Ich selbst bin heute über fünfzig und kann nicht schwimmen. Das bedauere ich sehr. Ich erinnere mich, dass meine Mutter mir immer wieder Badeanzüge (!) gekauft hat und ich sie abgelehnt habe, weil ich ein schüchternes Kind war.
Wie traurig war ich damals, als ich meine Schwestern und Cousinen im Meer herumtollen sah, während ich alleine am Strand saß. Für mich ist Schwimmen bis heute ein Traum geblieben.

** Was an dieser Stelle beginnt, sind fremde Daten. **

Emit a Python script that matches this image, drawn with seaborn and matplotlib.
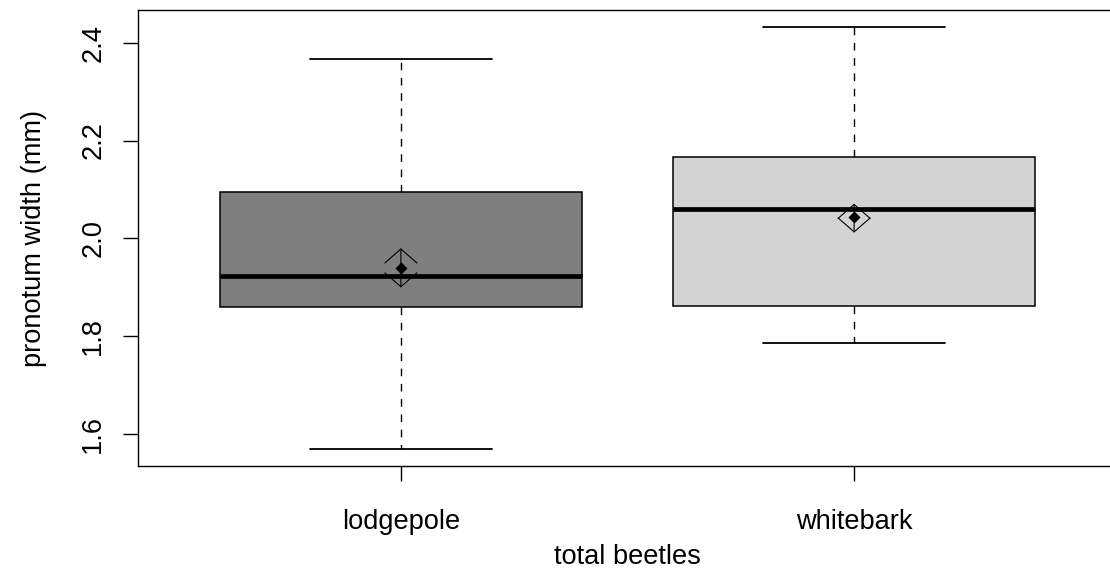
import numpy as np
import pandas as pd
import seaborn as sns
import matplotlib
matplotlib.use("Agg")
import matplotlib.pyplot as plt

# five-number summaries
forests = ["lodgepole", "whitebark"]
whisk_low = [1.570, 1.786]
q1 = [1.860, 1.862]
median = [1.923, 2.061]
q3 = [2.094, 2.167]
whisk_high = [2.367, 2.432]

# mean and error bar ends
means = [1.939, 2.043]
err_low = [1.900, 2.012]
err_high = [1.980, 2.071]

box_colors = ["#7F7F7F", "#D3D3D3"]

rows = []
for i, f in enumerate(forests):
    for v in (whisk_low[i], q1[i], median[i], q3[i], whisk_high[i]):
        rows.append({"forest": f, "width": v})
df = pd.DataFrame(rows)

sns.set_theme(style="white")
plt.rcParams["font.family"] = ["Liberation Sans", "DejaVu Sans"]
plt.rcParams["text.color"] = "black"

fig = plt.figure(figsize=(11.1, 5.73), dpi=100)
ax = fig.add_axes([138 / 1110, 1 - 466 / 573, (1117 - 138) / 1110, (466 - 10) / 573])

sns.boxplot(data=df, x="forest", y="width", hue="forest", palette=box_colors,
            order=forests, hue_order=forests, whis=(0, 100), width=0.8,
            saturation=1, linecolor="black", linewidth=1.1, legend=False,
            medianprops=dict(linewidth=3.4, color="black"),
            whiskerprops=dict(linestyle=(0, (5.5, 5.5)), linewidth=1.0),
            capprops=dict(linewidth=1.3), ax=ax)

pos = np.arange(len(forests))
sns.scatterplot(x=pos, y=means, marker="D", color="black", s=38,
                linewidth=0, zorder=6, ax=ax)
for i in pos:
    for end in (err_high[i], err_low[i]):
        ax.annotate("", xy=(i, end), xytext=(i, means[i]),
                    arrowprops=dict(arrowstyle="->,head_length=1.0,head_width=1.15",
                                    mutation_scale=10, lw=0.8, color="black",
                                    shrinkA=0, shrinkB=0), zorder=6)

lo, hi = min(whisk_low), max(whisk_high)
pad = 0.04 * (hi - lo)
ax.set_ylim(lo - pad, hi + pad)
n = len(forests)
ax.set_xlim(-0.5 - 0.04 * n, n - 0.5 + 0.04 * n)

fs = 19.6
ax.set_yticks([1.6, 1.8, 2.0, 2.2, 2.4])
ax.set_yticklabels(["1.6", "1.8", "2.0", "2.2", "2.4"], fontsize=fs)
for lbl in ax.get_yticklabels():
    lbl.set_rotation(90)
    lbl.set_va("center")
    lbl.set_ha("right")
ax.set_xticks(pos)
ax.set_xticklabels(forests, fontsize=fs)
ax.tick_params(axis="both", direction="out", length=10.8, width=1.0,
               color="black", labelcolor="black", bottom=True, left=True)
ax.tick_params(axis="x", pad=20)
ax.tick_params(axis="y", pad=12)
ax.set_xlabel("total beetles", fontsize=fs, labelpad=7, color="black")
ax.set_ylabel("pronotum width (mm)", fontsize=fs, labelpad=24, color="black")

for s in ax.spines.values():
    s.set_visible(True)
    s.set_color("black")
    s.set_linewidth(1.0)

fig.savefig("out.png", dpi=100)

Und ich bin entsetzt, dass die Burkini-Debatte in Deutschland Mädchen heute immer noch verunsichert und sie daran hindert, schwimmen zu lernen.
Vor kurzem habe ich gelesen, dass die Menschen in Deutschland nicht immer so freizügig waren wie heute. Bis in die 1920er Jahre gingen Frauen hierzulande nur schwimmen, wenn sie von Kopf bis Fuß bedeckt waren. Was früher abgelehnt, bekämpft oder verboten war, ist heute Teil der Kultur. Staatsformen ändern sich. Moralvorstellungen auch.
Ob die Frauen aus der Saarbrücker Nähgruppe die Ganzkörper-Badeanzüge für sich und ihre Familien selbst schneidern werden, weiß ich nicht. Ich hoffe aber von ganzem Herzen, dass der Burkini demnächst selbstverständlich und weltweit willkommen ist.